This comes from Risa Goluboff, Co-Chair of the Program Committee, 2007 American Society for Legal History Conference.
This is a reminder that proposals for the 2007 annual meeting of the American Society for Legal History are due this Thursday, February 1. The meeting will be held in Tempe, Arizona, October 25-28, 2007. For those of you considering submitting a paper or a panel proposal, here are some things to think about:
If you’re submitting a paper: You want to submit a CV, an abstract of the paper, and, if you have one, a draft of the paper. The draft does two things: it gives the program committee a better sense of what your paper is about than a one-paragraph abstract; and it shows that you actually have a paper, as opposed to some speculation about a paper you might have next October. If you don’t have a paper, however, don’t despair. Most submissions just contain a CV and an abstract. In your abstract, you should definitely include a description of the topic and the thesis of the paper, as well as pertinent historiographical background. In addition, any clues you can give about broader themes or methodological approaches would be beneficial. This is not to say you should submit a long list of all of the possible panels your paper could join. But as the program committee puts panels together, it is helpful to have a sense of where your paper fits into larger thematic and methodological contexts.
Although not all "orphan" papers can be accommodated, good panels are often created from single paper submissions. So don't be dissuaded from submitting a proposal if you don't have a full panel.
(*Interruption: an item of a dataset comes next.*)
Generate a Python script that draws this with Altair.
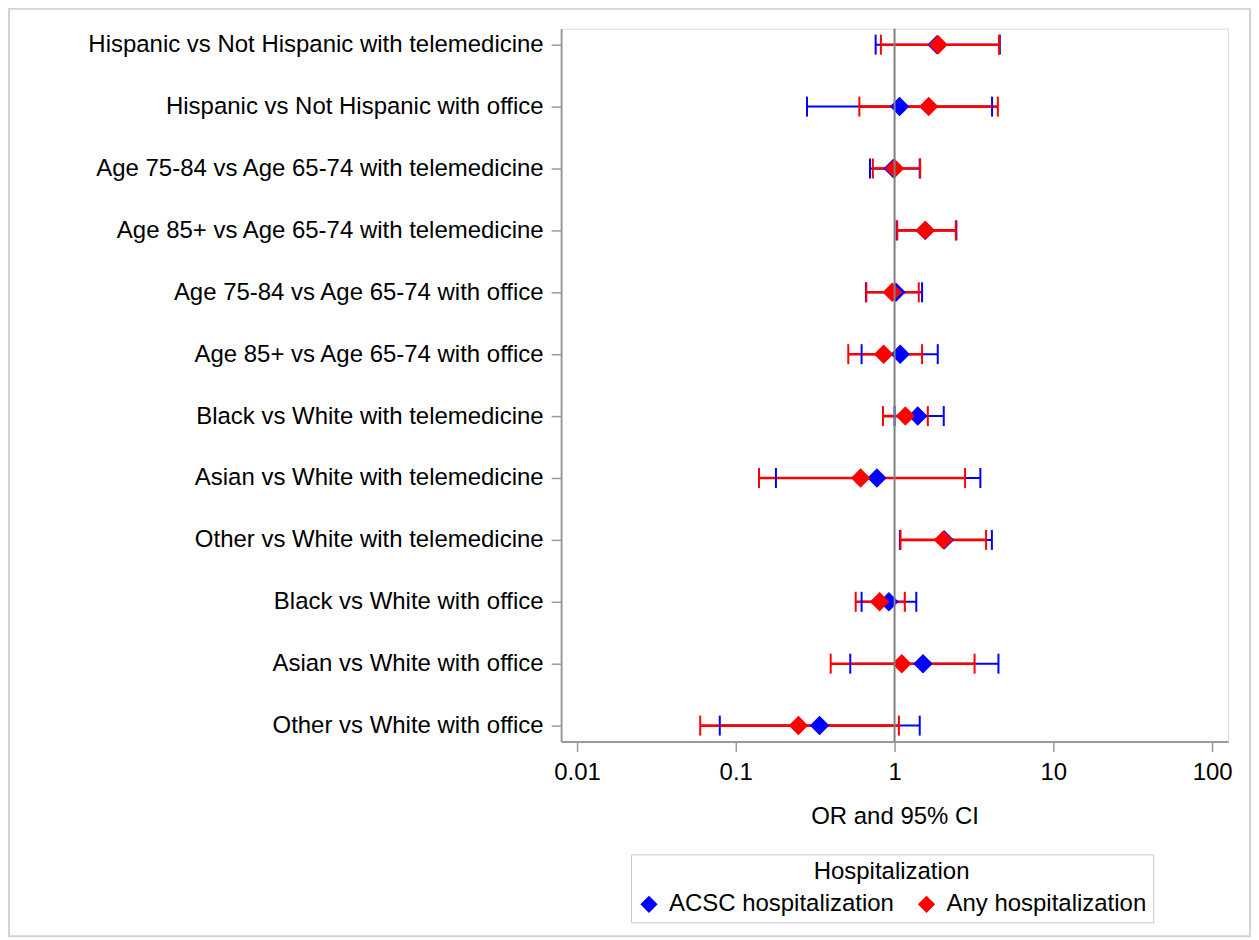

If you’re submitting a panel: When submitting a panel, in addition to the CVs, abstracts, and (if available) paper drafts of the individual papers, you should submit a short description of the panel. When putting together your panel, think about the common themes—be they substantive or methodological—as well as points of temporal, geographic, or historiographical convergence among the papers. Ideally, the individual papers on the panel will have enough in common to make a conversation about them fruitful, but not so much in common that such a conversation will be boring. In the panel description, be sure to point out what holds the panel together and what discussion it is likely to provoke. It is an added bonus when a panel contains contributors at different points in their careers, whether as presenters, chairs, or commentators.